Egypt (MNN) — An Amnesty International report was released on Wednesday confirming human rights violations in Egypt. People whom the state deems ‘dangerous’ — however they define it — are being unlawfully abducted by agents of the military-controlled government and tortured without formal charges or trials. There have been 630 disappearances so far this year.
Abductions of state-dissenters at the hands of the government aren’t necessarily new in Egypt, but analysts and world leaders note this report confirms a dramatic increase in the country’s political kidnapping activity. Egyptian officials deny the evidence.
Emily Fuentes with Open Doors USA explains, “Whenever there [are] reports like this, it’s really important because it highlights all the human rights violations happening in this country. And from our end of working with persecuted Christians, we know how significant the violations are against Christians. So we’re thankful anytime Amnesty or other international groups highlight information like this, because minorities are often the targets of abductions or cases like this. We see it usually with press or then also religious minorities.”
In this environment of government censorship, minorities are apprehensive, and especially Coptic Christians.
Fuentes explains, “Christians have to be on high alert in countries like Egypt.

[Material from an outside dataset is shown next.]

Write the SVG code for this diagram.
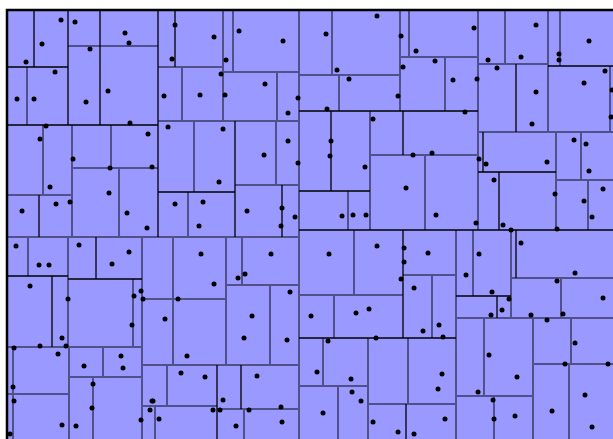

Even though it’s only ranked number 22 on our World Watch List — basically in the middle [of] the countries where Christians face the most persecution — there’s a lot of day-to-day things that Christians kind of have to be on alert for.”
While marginalization tends to occur in more rural areas and villages in Egypt, Christians do suffer from suspicion and persecution in the Muslim-majority nation.

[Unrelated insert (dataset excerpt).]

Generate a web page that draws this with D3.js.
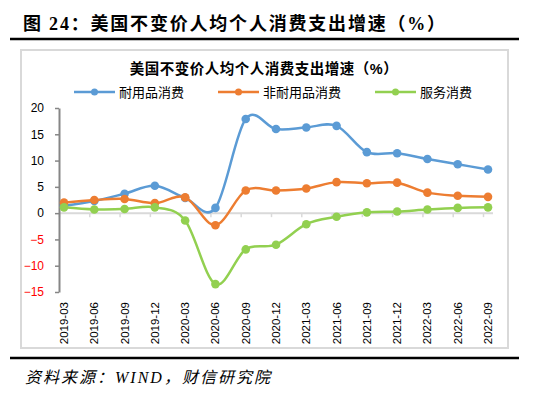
<!DOCTYPE html>
<html>
<head>
<meta charset="utf-8">
<script src="https://cdn.jsdelivr.net/npm/d3@7"></script>
<style>
    body { margin: 0; background: #fff; }
    svg text { font-family: "Liberation Sans", "Noto Sans CJK SC", sans-serif; }
</style>
</head>
<body>
<div id="chart"></div>
<script>
//VARIABLES
let categories = ['2019-03','2019-06','2019-09','2019-12','2020-03','2020-06','2020-09','2020-12',
    '2021-03','2021-06','2021-09','2021-12','2022-03','2022-06','2022-09'];
let durables = [1.4, 2.3, 3.7, 5.2, 2.9, 1.0, 17.9, 16.0, 16.3, 16.6, 11.6, 11.4, 10.3, 9.3, 8.3];
let nonDurables = [2.0, 2.5, 2.7, 1.9, 3.0, -2.3, 4.3, 4.3, 4.7, 5.9, 5.7, 5.8, 3.9, 3.3, 3.1];
let services = [1.1, 0.7, 0.8, 1.1, -1.4, -13.5, -6.9, -6.0, -2.1, -0.7, 0.15, 0.3, 0.7, 1.0, 1.1];
let seriesNames = ['耐用品消费', '非耐用品消费', '服务消费'];
let yTicks = [20, 15, 10, 5, 0, -5, -10, -15];
let colors = ['#5B9BD5', '#ED7D31', '#92D050'];

let figTitle = '图 24：美国不变价人均个人消费支出增速（%）';
let chartTitle = '美国不变价人均个人消费支出增速（%）';
let sourceText = '资料来源：WIND，财信研究院';

//INIT
initChart();

function initChart() {
    let width = 550, height = 396;
    let svg = d3.select('#chart').append('svg')
        .attr('width', width)
        .attr('height', height);

    //Figure title + rules
    svg.append('text')
        .attr('x', 23).attr('y', 30)
        .style('font-family', '"Liberation Serif", "Noto Sans CJK SC", serif')
        .style('font-size', '18px')
        .style('font-weight', 'bold')
        .style('letter-spacing', '1.8px')
        .attr('fill', '#000')
        .text(figTitle);

    svg.append('line')
        .attr('x1', 10).attr('x2', 519).attr('y1', 39).attr('y2', 39)
        .attr('stroke', '#000').attr('stroke-width', 2.5);

    svg.append('line')
        .attr('x1', 10).attr('x2', 519).attr('y1', 358).attr('y2', 358)
        .attr('stroke', '#000').attr('stroke-width', 2.5);

    svg.append('text')
        .attr('x', 25).attr('y', 383)
        .style('font-family', '"Liberation Serif", "Noto Sans CJK SC", serif')
        .style('font-size', '16px')
        .style('font-style', 'italic')
        .style('letter-spacing', '2px')
        .attr('fill', '#000')
        .text(sourceText);

    //Chart frame
    svg.append('rect')
        .attr('x', 21).attr('y', 50)
        .attr('width', 487).attr('height', 298)
        .attr('fill', '#fff')
        .attr('stroke', '#d9d9d9')
        .attr('stroke-width', 2);

    svg.append('text')
        .attr('x', 264).attr('y', 74)
        .attr('text-anchor', 'middle')
        .style('font-size', '14.5px')
        .style('font-weight', 'bold')
        .style('letter-spacing', '0.5px')
        .attr('fill', '#000')
        .text(chartTitle);

    //Scales
    let x = d3.scalePoint()
        .domain(categories)
        .range([64, 488]);

    let y = d3.scaleLinear()
        .domain([-15, 20])
        .range([292, 108]);

    //X axis (at zero)
    let xAxis = svg.append('g')
        .attr('class', 'x_axis')
        .attr('transform', 'translate(-5,' + y(0) + ')')
        .call(d3.axisBottom(x).tickSize(4).tickFormat(''));
    xAxis.select('.domain').remove();
    xAxis.selectAll('.tick line').attr('stroke', '#d9d9d9').attr('stroke-width', 1.5);

    svg.append('line')
        .attr('x1', 59).attr('x2', 493)
        .attr('y1', y(0)).attr('y2', y(0))
        .attr('stroke', '#d9d9d9').attr('stroke-width', 2);

    //X labels
    svg.append('g')
        .selectAll('text')
        .data(categories)
        .enter()
        .append('text')
        .attr('transform', function(d) { return 'translate(' + (x(d) + 4) + ',302) rotate(-90)'; })
        .attr('text-anchor', 'end')
        .style('font-size', '11.5px')
        .attr('fill', '#000')
        .text(function(d) { return d; });

    //Y axis
    let yAxis = svg.append('g')
        .attr('class', 'y_axis')
        .attr('transform', 'translate(59,0)')
        .call(d3.axisLeft(y).tickValues(yTicks).tickSize(4).tickSizeOuter(0).tickPadding(11));
    yAxis.select('.domain').attr('stroke', '#868686').attr('stroke-width', 2);
    yAxis.selectAll('.tick line').attr('stroke', '#868686').attr('stroke-width', 1.5);
    yAxis.selectAll('.tick text')
        .style('font-size', '12px')
        .style('font-family', '"Liberation Sans", Arial, sans-serif')
        .attr('fill', function(d) { return d < 0 ? '#ff0000' : '#000'; });

    //Lines
    let allSeries = [durables, nonDurables, services].map(function(values, i) {
        return {
            key: seriesNames[i],
            data: values.map(function(v, j) { return {cat: categories[j], value: v}; })
        };
    });

    let line = d3.line()
        .curve(d3.curveCardinal.tension(0))
        .x(function(d) { return x(d.cat); })
        .y(function(d) { return y(d.value); });

    let seriesG = svg.selectAll('.series')
        .data(allSeries)
        .enter()
        .append('g')
        .attr('class', 'series');

    seriesG.append('path')
        .attr('fill', 'none')
        .attr('stroke', function(d, i) { return colors[i]; })
        .attr('stroke-width', 2.5)
        .attr('d', function(d) { return line(d.data); });

    seriesG.each(function(s, i) {
        d3.select(this).selectAll('circle')
            .data(s.data)
            .enter()
            .append('circle')
            .attr('cx', function(d) { return x(d.cat); })
            .attr('cy', function(d) { return y(d.value); })
            .attr('r', 4.3)
            .attr('fill', colors[i]);
    });

    //Legend
    let legendX = [74, 218, 375];
    let legend = svg.selectAll('.legend')
        .data(seriesNames)
        .enter()
        .append('g')
        .attr('class', 'legend')
        .attr('transform', function(d, i) { return 'translate(' + legendX[i] + ',92)'; });

    legend.append('line')
        .attr('x1', 0).attr('x2', 41)
        .attr('stroke', function(d, i) { return colors[i]; })
        .attr('stroke-width', 2.5);

    legend.append('circle')
        .attr('cx', 20.5).attr('r', 3.5)
        .attr('fill', function(d, i) { return colors[i]; });

    legend.append('text')
        .attr('x', 45).attr('y', 4.5)
        .style('font-size', '13px')
        .attr('fill', '#000')
        .text(function(d) { return d; });
}
</script>
</body>
</html>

“For example,” says Fuentes, “Christian women, it’s almost impossible for them to work, mainly because a bus driver will not pick them up while they’re waiting for the bus to get to work if they’re not seen wearing a Muslim dress. And they’ll either be harassed by people on the bus or by men on the streets for not wearing the head covering. And it takes them maybe three to four hours to even get to work because so many buses have passed them by.
“Their safety is really at risk too for things like abductions or being harassed or violently hurt so it’s daily things like that that Christians have to think of…. Kids have to think about supplemental education because they’re usually discriminated against as Christians.”
There haven’t been reports of Christians specifically targeted by the state in these abductions, but when nations start to forcibly silence citizens without formal charges or trial, the protection of all minority groups becomes jeopardized.
“So things like the abductions, Christians are very aware that they could be targeted for it too and really have to be wise how they go about ministry but also how they go about daily life.”
You can check out prayer points for Egypt and Christians there through the Egypt page on Open Doors’ World Watch List. Meanwhile, Fuentes gives this prayer request:
“Pray for them with just the daily persecutions they face from society. Sometimes that can be some of the most taxing form of persecution just coming day-in and day-out from Muslim family members or neighbors who don’t understand why they’ve converted or why they choose to be Christians, or they view them as second-class citizens if they’ve been Christians for generations.”
Pray for God to embolden the hearts of our Egyptian brothers and sisters in Christ, as they seek to represent Jesus Christ to their neighbors. Pray for true justice and religious freedom in Egypt.